How can a mom whose only parenting experience has been during Covid feel okay about protecting her newborn in a post-pandemic world?
A listener emailed us to say:
I am pregnant with my second baby, due in September. Now that we are starting to see the light at the end of the tunnel I don't think I know how to be a mom in a post-COVID world. I have learned how to be a parent during a pandemic and that is my family's "normal," it's all we know!
Our family and friends have already started talking about how they can't wait to be able to come to my house and hold the baby when he's born, now that COVID is "over".
We've been invited to huge family Thanksgiving and Christmas celebrations (to make-up for missing last year) and I am already freaking out! Company with a newborn? Nope, not for me.
After explaining my feelings to my husband, he and I agreed we will not allow visitors to our home for [at least] the first month after I have the new baby.
Give it to me straight... am I being ridiculous and unfair? I realize my family and friends did not get to experience my first born's first months because of the pandemic, but I am feeling pretty strongly about doing it without company again.
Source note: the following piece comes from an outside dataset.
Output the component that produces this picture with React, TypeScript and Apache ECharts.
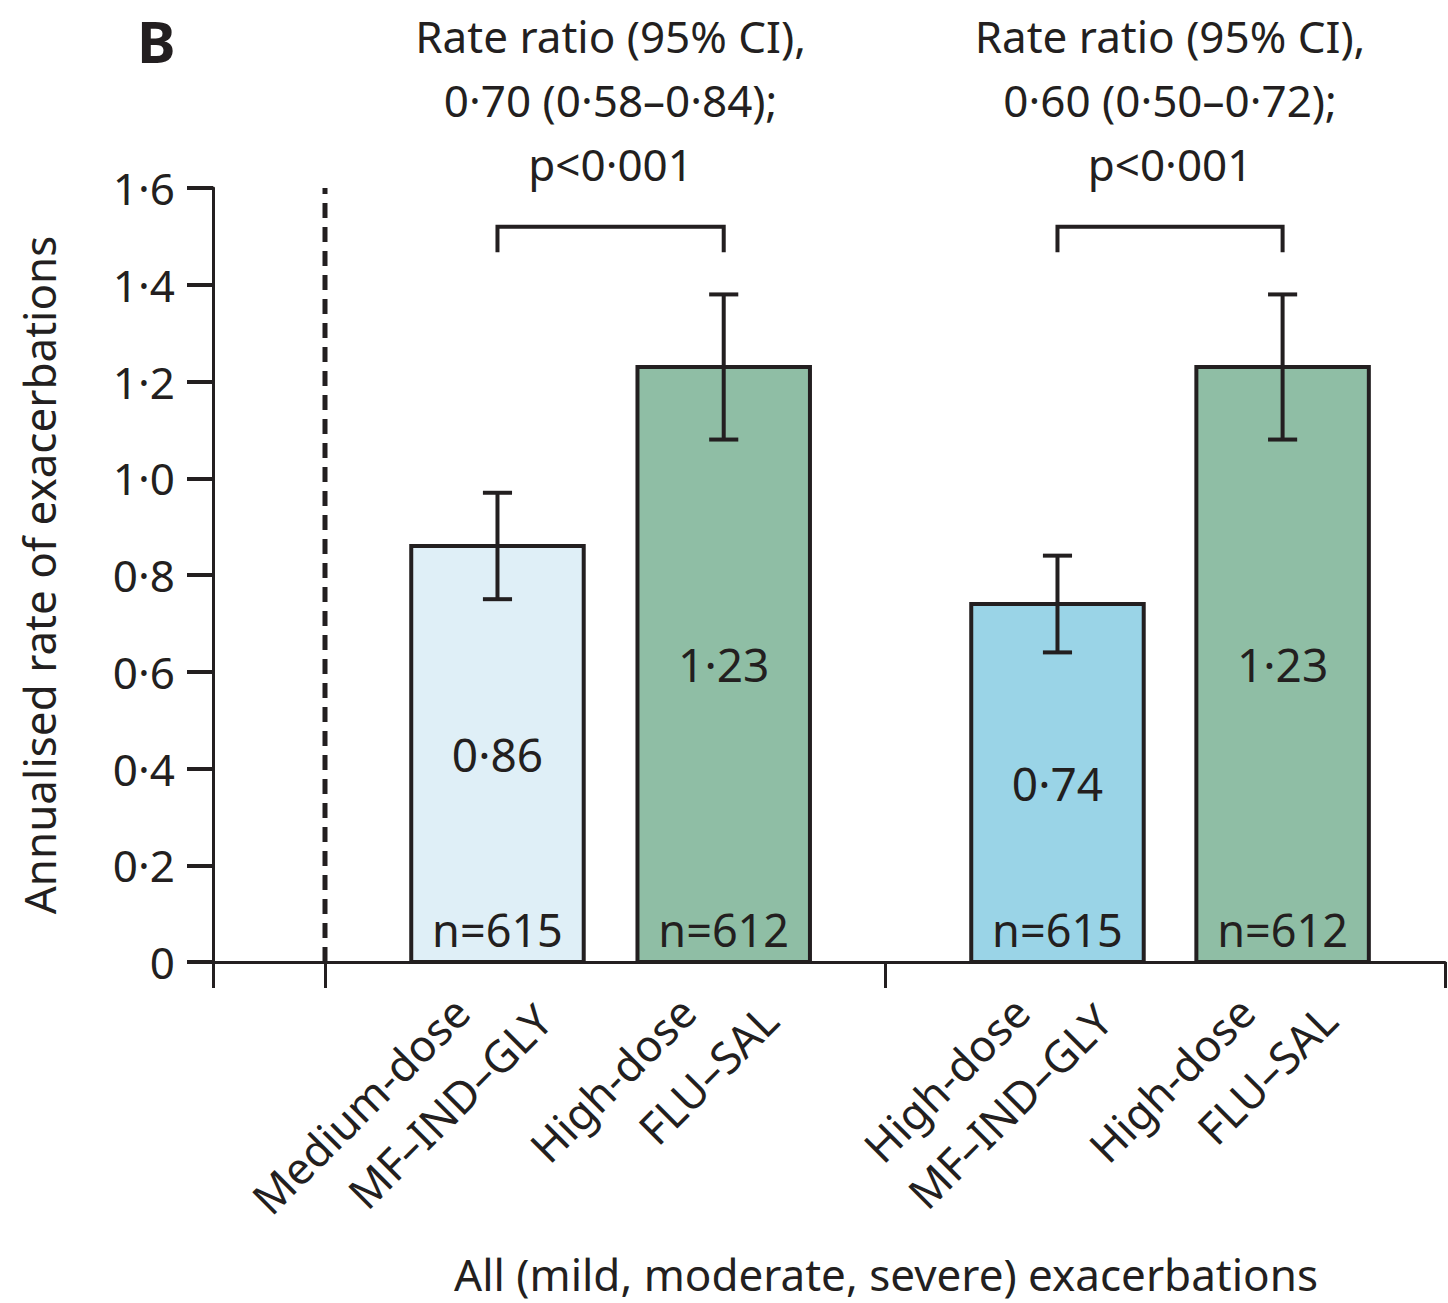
import React, { useEffect, useRef } from 'react';
import * as echarts from 'echarts';

// ---------- data ----------
const labelLine1 = ['Medium-dose', 'High-dose', 'High-dose', 'High-dose'];
const labelLine2 = ['MF–IND–GLY', 'FLU–SAL', 'MF–IND–GLY', 'FLU–SAL'];
const barPositions = [2.54, 4.56, 7.54, 9.55];
const rates = [0.86, 1.23, 0.74, 1.23];
const ciLow = [0.75, 1.08, 0.64, 1.08];
const ciHigh = [0.97, 1.38, 0.84, 1.38];
const nPatients = [615, 612, 615, 612];
const barColors = ['#dfeff7', '#8fbea5', '#9ad4e7', '#8fbea5'];
const comparePairs = [
  [0, 1],
  [2, 3],
];
const rateRatios = ['0·70 (0·58–0·84)', '0·60 (0·50–0·72)'];
const pValues = ['p<0·001', 'p<0·001'];
const xTickValues = [0, 1, 6, 11];
const dividerX = 1;

// ---------- style constants ----------
const INK = '#231f20';
const FONT = "'Noto Sans', sans-serif";
const BAR_W = 1.54;
const CAP_HALF = 0.13;
const BRACKET_TOP = 1.52;
const BRACKET_LEG = 1.467;
const L1_OFF = -0.325;
const L2_OFF = 0.41;

const dot = (s: string) => s.replace('.', '·');

function nearestIndex(v: number, arr: number[]) {
  let best = 0;
  let d = Infinity;
  arr.forEach((p, i) => {
    const dd = Math.abs(p - v);
    if (dd < d) {
      d = dd;
      best = i;
    }
  });
  return best;
}

const labelPos1 = barPositions.map((p) => p + L1_OFF);
const labelPos2 = barPositions.map((p) => p + L2_OFF);

const option: any = {
  animation: false,
  backgroundColor: '#ffffff',
  textStyle: { fontFamily: FONT, color: INK },
  grid: { left: 213, right: 3, top: 188, bottom: 341, containLabel: false },
  xAxis: [
    {
      type: 'value',
      position: 'bottom',
      min: 0,
      max: 11,
      interval: 1,
      splitLine: { show: false },
      axisLine: { show: true, onZero: false, lineStyle: { color: INK, width: 3 } },
      axisTick: {
        show: true,
        customValues: xTickValues,
        length: 26,
        lineStyle: { color: INK, width: 3 },
      },
      axisLabel: {
        show: true,
        customValues: labelPos1,
        rotate: 45,
        margin: 42,
        fontSize: 44,
        fontFamily: FONT,
        color: INK,
        formatter: (v: number) => labelLine1[nearestIndex(v, labelPos1)],
      },
    },
    {
      type: 'value',
      position: 'bottom',
      min: 0,
      max: 11,
      interval: 1,
      splitLine: { show: false },
      axisLine: { show: false },
      axisTick: { show: false },
      axisLabel: {
        show: true,
        customValues: labelPos2,
        rotate: 45,
        margin: 50,
        fontSize: 44,
        fontFamily: FONT,
        color: INK,
        formatter: (v: number) => labelLine2[nearestIndex(v, labelPos2)],
      },
    },
  ],
  yAxis: {
    type: 'value',
    min: 0,
    max: 1.6,
    interval: 0.2,
    name: 'Annualised rate of exacerbations',
    nameLocation: 'middle',
    nameGap: 152,
    nameTextStyle: { fontSize: 44, fontFamily: FONT, color: INK },
    splitLine: { show: false },
    axisLine: { show: true, lineStyle: { color: INK, width: 3 } },
    axisTick: { show: true, length: 26, lineStyle: { color: INK, width: 4 } },
    axisLabel: {
      margin: 38,
      fontSize: 44,
      fontFamily: FONT,
      color: INK,
      formatter: (v: number) => (v === 0 ? '0' : dot(v.toFixed(1))),
    },
  },
  graphic: [
    {
      type: 'text',
      x: 137,
      y: 40,
      style: {
        text: 'B',
        fontSize: 58,
        fontWeight: 'bold',
        fontFamily: FONT,
        fill: INK,
        verticalAlign: 'middle',
        align: 'left',
      },
    },
    {
      type: 'text',
      x: 886,
      y: 1274,
      style: {
        text: 'All (mild, moderate, severe) exacerbations',
        fontSize: 44,
        fontFamily: FONT,
        fill: INK,
        align: 'center',
        verticalAlign: 'middle',
      },
    },
  ],
  series: [
    {
      type: 'line',
      data: [
        [dividerX, 0],
        [dividerX, 1.6],
      ],
      symbol: 'none',
      silent: true,
      lineStyle: { color: INK, width: 5, type: [15, 9] },
      z: 1,
    },
    {
      type: 'custom',
      clip: false,
      z: 2,
      data: barPositions.map((p, i) => [p, rates[i], nPatients[i], i]),
      renderItem: (params: any, api: any) => {
        const x = api.value(0);
        const v = api.value(1);
        const n = api.value(2);
        const idx = api.value(3);
        const p0 = api.coord([x - BAR_W / 2, v]);
        const p1 = api.coord([x + BAR_W / 2, 0]);
        const cx = (p0[0] + p1[0]) / 2;
        return {
          type: 'group',
          children: [
            {
              type: 'rect',
              shape: { x: p0[0], y: p0[1], width: p1[0] - p0[0], height: p1[1] - p0[1] },
              style: { fill: barColors[idx], stroke: INK, lineWidth: 4 },
            },
            {
              type: 'text',
              x: cx,
              y: (p0[1] + p1[1]) / 2,
              style: {
                text: dot(v.toFixed(2)),
                fontSize: 46,
                fontFamily: FONT,
                fill: INK,
                align: 'center',
                verticalAlign: 'middle',
              },
            },
            {
              type: 'text',
              x: cx,
              y: p1[1] - 33,
              style: {
                text: 'n=' + n,
                fontSize: 45,
                fontFamily: FONT,
                fill: INK,
                align: 'center',
                verticalAlign: 'middle',
              },
            },
          ],
        };
      },
    },
    {
      type: 'custom',
      clip: false,
      z: 3,
      data: barPositions.map((p, i) => [p, ciLow[i], ciHigh[i]]),
      renderItem: (params: any, api: any) => {
        const x = api.value(0);
        const lo = api.coord([x, api.value(1)]);
        const hi = api.coord([x, api.value(2)]);
        const capL = api.coord([x - CAP_HALF, 0])[0];
        const capR = api.coord([x + CAP_HALF, 0])[0];
        const ls = { stroke: INK, lineWidth: 4 };
        return {
          type: 'group',
          children: [
            { type: 'line', shape: { x1: lo[0], y1: lo[1], x2: hi[0], y2: hi[1] }, style: ls },
            { type: 'line', shape: { x1: capL, y1: lo[1], x2: capR, y2: lo[1] }, style: ls },
            { type: 'line', shape: { x1: capL, y1: hi[1], x2: capR, y2: hi[1] }, style: ls },
          ],
        };
      },
    },
    {
      type: 'custom',
      clip: false,
      z: 3,
      data: comparePairs.map((pr, i) => [barPositions[pr[0]], barPositions[pr[1]], i]),
      renderItem: (params: any, api: any) => {
        const xa = api.value(0);
        const xb = api.value(1);
        const k = api.value(2);
        const a0 = api.coord([xa, BRACKET_LEG]);
        const a1 = api.coord([xa, BRACKET_TOP]);
        const b1 = api.coord([xb, BRACKET_TOP]);
        const b0 = api.coord([xb, BRACKET_LEG]);
        return {
          type: 'group',
          children: [
            {
              type: 'polyline',
              shape: { points: [a0, a1, b1, b0] },
              style: { stroke: INK, lineWidth: 4, fill: 'none' },
            },
            {
              type: 'text',
              x: (a1[0] + b1[0]) / 2,
              y: a1[1] - 31,
              style: {
                text: 'Rate ratio (95% CI),\n' + rateRatios[k] + ';\n' + pValues[k],
                fontSize: 44,
                lineHeight: 64,
                fontFamily: FONT,
                fill: INK,
                align: 'center',
                verticalAlign: 'bottom',
              },
            },
          ],
        };
      },
    },
  ],
};

export default function App() {
  const ref = useRef<HTMLDivElement>(null);
  useEffect(() => {
    document.body.style.margin = '0';
    const chart = echarts.init(ref.current as HTMLDivElement, null, { renderer: 'svg' });
    chart.setOption(option);
    return () => chart.dispose();
  }, []);
  return <div ref={ref} style={{ width: 1448, height: 1303 }} />;
}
Second question... how do I learn how to be a post-pandemic mom? Do I go back and listen to old episodes you both taped before the world turned upside down, or do you think parenting has changed forever!?
-Sincerely,
Isolated, Stubborn, and Not Sorry
We think there are only a few times in your life when what you say goes: your wedding, your big birthdays, and what happens with your newborns when they come home from the hospital. You are entirely entitled to make the decisions that feel safest for your family, and others are entitled to like those decisions or not.
But we suggest that it's too early to decide what will happen at the holidays this year. You shouldn't be receiving undue pressure to attend, but you don't have to rule it all out yet, either. We're still very much in a "still collecting information" phase. Once the calendar says November, then you can make a decision about Thanksgiving, based on the most up-to-date information– and your comfort levels– at that time.
Becoming a "post-pandemic mom" might be a very gradual process for you, and that's okay. Take advantage of warmer weather to do things outside; keep masks on if that makes you more comfortable; and don't accept the burden of Other People's Feelings About That. Better days are already here and are almost certainly in our future, and you will feel more comfortable– but on your own timeline.